In the past marketing used to be all about how many sets of eyes you could draw to your marketing and advertising campaign. Mass marketing was the going idea and is the driving concept behind the success of the Super Bowl as an advertising event, as well as many other television events.

Today we are a bit too media savvy to fall for mass advertising like that. Our eyes don’t even run over the boxes on the newspaper pages, we deliberately avoid looking at the billboards on the highway, we don’t take any notice of the banner ads on most websites, and we now use Tivo (or other) to forward through the ads.

In my own career I started an engineering consultancy in Australia, which focused marketing spending on magazine ads, newspaper ads and other mass media locations. It was a disaster. I am not sure if any of these efforts ever made my telephone ring even once.

Later I started an Internet marketing company in Mexico. Here I learned a vital lesson that was to help me in the future. People only click on ads, or take notice of the ads if the theme is directly relevant to them and if they are interested in knowing more.
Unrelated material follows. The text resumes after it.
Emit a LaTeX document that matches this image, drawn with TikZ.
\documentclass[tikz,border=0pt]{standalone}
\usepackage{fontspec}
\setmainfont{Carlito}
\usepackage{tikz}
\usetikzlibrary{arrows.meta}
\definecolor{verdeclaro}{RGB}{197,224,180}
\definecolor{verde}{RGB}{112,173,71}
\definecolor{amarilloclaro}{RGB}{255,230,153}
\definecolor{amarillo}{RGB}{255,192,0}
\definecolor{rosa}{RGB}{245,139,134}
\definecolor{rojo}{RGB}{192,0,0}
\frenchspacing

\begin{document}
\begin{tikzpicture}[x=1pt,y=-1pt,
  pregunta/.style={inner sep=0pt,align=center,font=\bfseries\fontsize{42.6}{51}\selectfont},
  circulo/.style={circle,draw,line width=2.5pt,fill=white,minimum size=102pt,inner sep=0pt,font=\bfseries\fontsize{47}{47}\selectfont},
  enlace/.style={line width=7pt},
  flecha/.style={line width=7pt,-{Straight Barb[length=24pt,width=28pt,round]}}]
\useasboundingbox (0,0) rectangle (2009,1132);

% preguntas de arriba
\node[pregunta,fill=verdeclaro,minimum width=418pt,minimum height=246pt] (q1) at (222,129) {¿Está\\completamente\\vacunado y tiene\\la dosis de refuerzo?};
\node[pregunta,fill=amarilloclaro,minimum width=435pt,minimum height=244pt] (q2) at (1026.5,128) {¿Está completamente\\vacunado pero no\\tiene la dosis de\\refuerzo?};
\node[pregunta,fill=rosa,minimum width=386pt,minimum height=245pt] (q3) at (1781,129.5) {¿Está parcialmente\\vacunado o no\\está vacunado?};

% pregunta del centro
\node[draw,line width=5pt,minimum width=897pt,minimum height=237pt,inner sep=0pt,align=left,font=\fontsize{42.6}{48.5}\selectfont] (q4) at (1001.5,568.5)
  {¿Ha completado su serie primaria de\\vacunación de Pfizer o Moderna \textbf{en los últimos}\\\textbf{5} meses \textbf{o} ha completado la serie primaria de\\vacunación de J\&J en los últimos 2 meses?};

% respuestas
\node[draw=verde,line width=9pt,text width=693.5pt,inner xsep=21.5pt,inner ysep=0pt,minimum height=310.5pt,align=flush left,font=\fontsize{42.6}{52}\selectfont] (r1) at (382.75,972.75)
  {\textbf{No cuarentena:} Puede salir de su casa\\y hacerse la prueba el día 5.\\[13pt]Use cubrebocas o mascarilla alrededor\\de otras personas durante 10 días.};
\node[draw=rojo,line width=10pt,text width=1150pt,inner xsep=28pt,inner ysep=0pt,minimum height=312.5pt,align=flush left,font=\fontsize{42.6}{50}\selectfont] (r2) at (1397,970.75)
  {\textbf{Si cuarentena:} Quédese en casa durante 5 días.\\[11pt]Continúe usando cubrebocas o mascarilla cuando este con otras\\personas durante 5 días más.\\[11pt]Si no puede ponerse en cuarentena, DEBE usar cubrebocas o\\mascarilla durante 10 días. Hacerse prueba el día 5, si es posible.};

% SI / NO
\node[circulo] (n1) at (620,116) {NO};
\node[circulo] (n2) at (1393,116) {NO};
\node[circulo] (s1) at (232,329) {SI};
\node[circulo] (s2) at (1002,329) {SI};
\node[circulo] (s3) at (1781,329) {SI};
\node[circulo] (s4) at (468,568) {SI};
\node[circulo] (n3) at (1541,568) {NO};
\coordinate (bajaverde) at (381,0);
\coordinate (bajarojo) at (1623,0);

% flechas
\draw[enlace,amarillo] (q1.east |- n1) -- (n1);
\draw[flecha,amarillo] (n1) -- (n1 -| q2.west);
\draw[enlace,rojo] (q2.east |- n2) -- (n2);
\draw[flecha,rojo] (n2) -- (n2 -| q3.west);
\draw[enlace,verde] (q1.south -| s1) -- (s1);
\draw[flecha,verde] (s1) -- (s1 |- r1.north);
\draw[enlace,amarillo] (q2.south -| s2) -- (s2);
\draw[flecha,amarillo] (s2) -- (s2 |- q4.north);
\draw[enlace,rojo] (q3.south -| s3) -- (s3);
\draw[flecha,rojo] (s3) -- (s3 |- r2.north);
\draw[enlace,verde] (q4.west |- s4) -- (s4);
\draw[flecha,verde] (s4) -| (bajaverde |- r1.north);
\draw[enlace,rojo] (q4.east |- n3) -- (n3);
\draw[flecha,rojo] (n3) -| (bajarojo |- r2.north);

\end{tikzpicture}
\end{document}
My company was focused on the engineering sectors of Latin America. So I could help my advertisers to develop campaigns that would attract only those that had a direct interest in what they were offering. Sometimes this meant a focus group of as low as 1000 readers only. But they were readers who were already self-qualified in some way to be in that group, so they were more likely to buy!

If you look around the Internet you find that this is now the dominant form of advertising. Google Adwords for example places a few lines of text near search themes that are related to that topic.

Your goal as an advertiser is not to get hundreds of people to click the link, but to get only those with a real interest in what you are offering. This means that you need to craft the words not to attract everyone – but to attract only those who are really interested.

The same applies for a range of “new” media products and sites such as Slideshare, YouTube, Free Webinars (Using DimDim.com of course…), LinkedIn, Blogs and so on. (Even SEO)

People now have the world’s information literally at their fingertips. When they want something they are going to look for it very carefully and when they find it they are already 2/3 of the way to making a purchase.

What a brilliant concept, simple, obvious and very powerful; not how many – but who.

Your goal then is to understand how your audience searches for things, what they are actually looking for, and how you can position your online marketing tools to make sure that you capture their attention.